Over the decade and a half that HIV has been with us, prevention programs built around information about the virus have reduced its transmission -- a victory of the head over the body's thirsts. At Larkin Street Youth Center and at Health Initiatives for Youth, the experts say that new cases of HIV infection have significantly slowed, even among the homeless youths who are at risk in so many ways. But still there are youths out there on the street, hustling and shooting and grasping at a world that drives past them, who have not been tested. Who don't want to know. It is here, on the edge of what is known about how to help people help themselves, that the perfidies of HIV, and the human heart, come ever more into view.
When it comes to HIV and AIDS, "people like to make it simple. But when they make it simple, they blame."
That's Antigone Hodgins of Bay Positives speaking. Growing out of a support group for young people with HIV, Bay Positives' sunny, plant-filled storefront office in the Lower Haight now has job announcements, counseling groups, and referrals for its 140 members.
"I think that prevention has to come from many different avenues," 27-year-old Hodgins is saying. "All those social issues that are surrounding these young people and make them so vulnerable need to be addressed in order to stop the virus."
At the San Francisco AIDS Foundation, Prevention Director MacArthur Flournoy agrees. Reaching the people who have not yet been reached isn't easy, he says. "It's not just a matter of using the health belief model or the theory of reasoned action. It is much more sophisticated and complicated than that," he says. "We need much more sophisticated answers." To get those answers, the foundation is currently conducting a survey of injection-drug-using youths to try to find out what approach works best for them.
But even so, problems remain. Beds at drug-treatment programs are limited, and unless youths are HIV-positive, placement can take three to four weeks, Larkin Street's Michael Kennedy says, which can be an eternity to a young person on the streets.
And while it might be tempting to do so, it is unwise -- and untruthful -- to consider that young homeless people are the only ones in need of some enlightenment.
Because when you come right down to it, the rigors of life in Polk Gulch are not only a matter of the youths on the streets. Like all sex workers, the youths of Polk Gulch -- whatever their reasons for being on the street, and whatever their life choices and compulsions may be -- are not working by themselves. In all of this, the forgotten part of the equation is the customer, the man with the white headlights and red taillights who finds what he's looking for in the young men who stand on the street corners, waiting.
Queer youth activist Eric Ciasullo is in favor of legalizing prostitution. He is also in favor of safe sex. But combining the two -- especially in a society where queer sexuality is stigmatized, leading to feelings of shame and disaster -- is difficult, in that the johns are a hidden society, one whose community consists of them and their car and the youths they've picked up.

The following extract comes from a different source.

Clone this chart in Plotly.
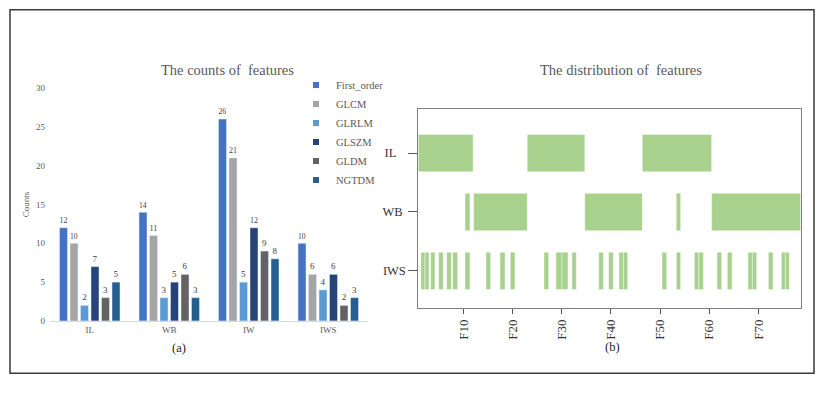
import plotly.graph_objects as go

OFF = 8  # page body margin of the browser
W, H = 836 - OFF, 400 - OFF
SERIF = "Liberation Serif"

# ---------------- (a) counts of features ----------------
groups = ["IL", "WB", "IW", "IWS"]
series_names = ["First_order", "GLCM", "GLRLM", "GLSZM", "GLDM", "NGTDM"]
first_order = [12, 14, 26, 10]
glcm = [10, 11, 21, 6]
glrlm = [2, 3, 5, 4]
glszm = [7, 5, 12, 6]
gldm = [3, 6, 9, 2]
ngtdm = [5, 3, 8, 3]
series_values = [first_order, glcm, glrlm, glszm, gldm, ngtdm]
series_colors = ["#4472C4", "#A5A5A5", "#5B9BD5", "#264478", "#636363", "#255E91"]

# ---------------- (b) distribution of features ----------------
rows = ["IWS", "WB", "IL"]  # bottom to top
il_start = [0.85, 23.0, 46.4]
il_end = [12.0, 34.7, 60.5]
wb_start = [10.35, 12.1, 34.7, 53.3, 60.5]
wb_end = [11.35, 23.0, 46.4, 54.2, 78.6]
iws_start = [1.39, 2.21, 3.36, 4.99, 6.61, 7.83, 10.34, 14.61, 17.46, 19.56,
             26.41, 28.85, 30.07, 32.1, 37.53, 39.56, 41.66, 42.55, 50.41, 53.32,
             56.98, 57.9, 61.6, 63.7, 67.9, 68.78, 72.04, 74.68, 75.49]
iws_end = [2.21, 3.02, 4.24, 5.93, 7.56, 8.85, 11.36, 15.56, 18.48, 20.51,
           27.36, 30.07, 31.29, 32.98, 38.49, 40.51, 42.55, 43.43, 51.36, 54.2,
           57.9, 58.82, 62.54, 64.65, 68.78, 69.66, 72.99, 75.49, 76.3]
x_ticks = [10, 20, 30, 40, 50, 60, 70]
x_tick_labels = ["F10", "F20", "F30", "F40", "F50", "F60", "F70"]


def px(x):
    return (x - OFF) / W


def py(y):
    return (H - (y - OFF)) / H


fig = go.Figure()

for name, vals, col in zip(series_names, series_values, series_colors):
    fig.add_trace(go.Bar(
        x=groups, y=vals, name=name, marker_color=col,
        text=vals, textposition="outside", cliponaxis=False,
        textfont=dict(family=SERIF, size=9, color="#404040"),
        showlegend=False, xaxis="x", yaxis="y",
    ))
    # legend entry with a small square key
    fig.add_trace(go.Scatter(
        x=[None], y=[None], mode="markers", name=name,
        marker=dict(symbol="square", size=6, color=col),
        legendgroup=name, xaxis="x", yaxis="y",
    ))

seg_y, seg_base, seg_len = [], [], []
for label, starts, ends in [("IL", il_start, il_end), ("WB", wb_start, wb_end),
                            ("IWS", iws_start, iws_end)]:
    for s, e in zip(starts, ends):
        seg_y.append(label)
        seg_base.append(s)
        seg_len.append(e - s)

fig.add_trace(go.Bar(
    y=seg_y, x=seg_len, base=seg_base, orientation="h", width=0.633,
    marker=dict(color="#A9D18E", line=dict(color="rgba(255,255,255,0.7)", width=0.6)),
    showlegend=False, xaxis="x2", yaxis="y2", hoverinfo="skip",
))

fig.update_layout(
    width=W, height=H,
    margin=dict(l=0, r=0, t=0, b=0),
    paper_bgcolor="white", plot_bgcolor="white",
    barmode="group", bargap=0.2075, bargroupgap=0.238,
    font=dict(family=SERIF, color="#595959"),
    showlegend=True,
    legend=dict(x=px(296), y=py(67), xanchor="left", yanchor="top",
                font=dict(family=SERIF, size=10.5, color="#595959"),
                bgcolor="rgba(0,0,0,0)", tracegroupgap=0, itemwidth=30),
    xaxis=dict(domain=[px(50), px(368)], anchor="y", showline=True,
               linecolor="#D9D9D9", linewidth=1, ticks="", showgrid=False,
               tickfont=dict(family=SERIF, size=9, color="#595959")),
    yaxis=dict(domain=[py(324), py(85)], anchor="x", range=[0, 30],
               tickvals=[0, 5, 10, 15, 20, 25, 30], showgrid=False, zeroline=False,
               showline=False, ticks="", ticklabelstandoff=4,
               tickfont=dict(family=SERIF, size=9, color="#595959"),
               title=dict(text="Counts", standoff=4,
                          font=dict(family=SERIF, size=9, color="#595959"))),
    xaxis2=dict(domain=[px(418.3), px(800.7)], anchor="y2", range=[0.85, 78.61],
                tickvals=x_ticks, ticktext=x_tick_labels, tickangle=-90,
                ticks="outside", ticklen=5, tickcolor="#595959",
                showline=True, mirror=True, linecolor="#7F7F7F", linewidth=1,
                showgrid=False, zeroline=False,
                tickfont=dict(family=SERIF, size=13, color="#333333")),
    yaxis2=dict(domain=[py(311), py(107)], anchor="x2", type="category",
                categoryorder="array", categoryarray=rows, range=[-0.633, 2.739],
                tickvals=rows, ticktext=["IWS", "WB\u00a0", "IL\u00a0\u00a0\u00a0"],
                ticks="outside", ticklen=9, tickcolor="#595959",
                showline=True, mirror=True, linecolor="#7F7F7F", linewidth=1,
                showgrid=False, zeroline=False,
                tickfont=dict(family=SERIF, size=12.5, color="#333333")),
    shapes=[dict(type="rect", xref="paper", yref="paper",
                 x0=px(10), x1=px(814), y0=py(377.7), y1=py(4.7),
                 line=dict(color="#3A3A3A", width=1.5))],
    annotations=[
        dict(text="The counts of\u00a0 features", x=px(227.3), y=py(66.7), xref="paper",
             yref="paper", showarrow=False, xanchor="center", yanchor="middle",
             font=dict(family=SERIF, size=14.5, color="#595959")),
        dict(text="The distribution of\u00a0 features", x=px(620.8), y=py(66), xref="paper",
             yref="paper", showarrow=False, xanchor="center", yanchor="middle",
             font=dict(family=SERIF, size=14.5, color="#595959")),
        dict(text="(a)", x=px(179), y=py(352), xref="paper", yref="paper",
             showarrow=False, xanchor="center", yanchor="middle",
             font=dict(family=SERIF, size=12.5, color="#222222")),
        dict(text="(b)", x=px(612), y=py(351), xref="paper", yref="paper",
             showarrow=False, xanchor="center", yanchor="middle",
             font=dict(family=SERIF, size=12.5, color="#222222")),
    ],
)

fig.write_html("out.html")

"There is an economic incentive on the streets to have unsafe sex. You treat this young person who is cold and on the street as a commodity," Ciasullo says. "To reinforce those circumstances in his life to reach sexual pleasure I find to be extremely selfish."
"We're not creating a climate of emergency around this," he says. "We are doing a pretty good job locally of acknowledging the need for lots of money and lots of professional intervention. But still, we don't want to offend people."
Although that's not something Stephen is worrying about. On a rainy Thursday night, he is sitting at a Polk Street cafe, dropping Hershey's Kisses into his cup of coffee and smoking a cigarette. He's smiling and talking -- a story about how, this afternoon, he told one of his regular customers to get lost. The man wanted to pay just $10 for oral sex without a condom, Stephen is saying. "I told him no," Stephen says. "But he'll be back. He can't stay away."
"Most of these tricks out here are just drug addicts like us, but their drug is sex," he says, stirring his coffee, watching the rain. "It's like a drug for them. They have to have their boy."
The names of the homeless young men interviewed for this story have been changed. Research assistance by Liza Goodwin.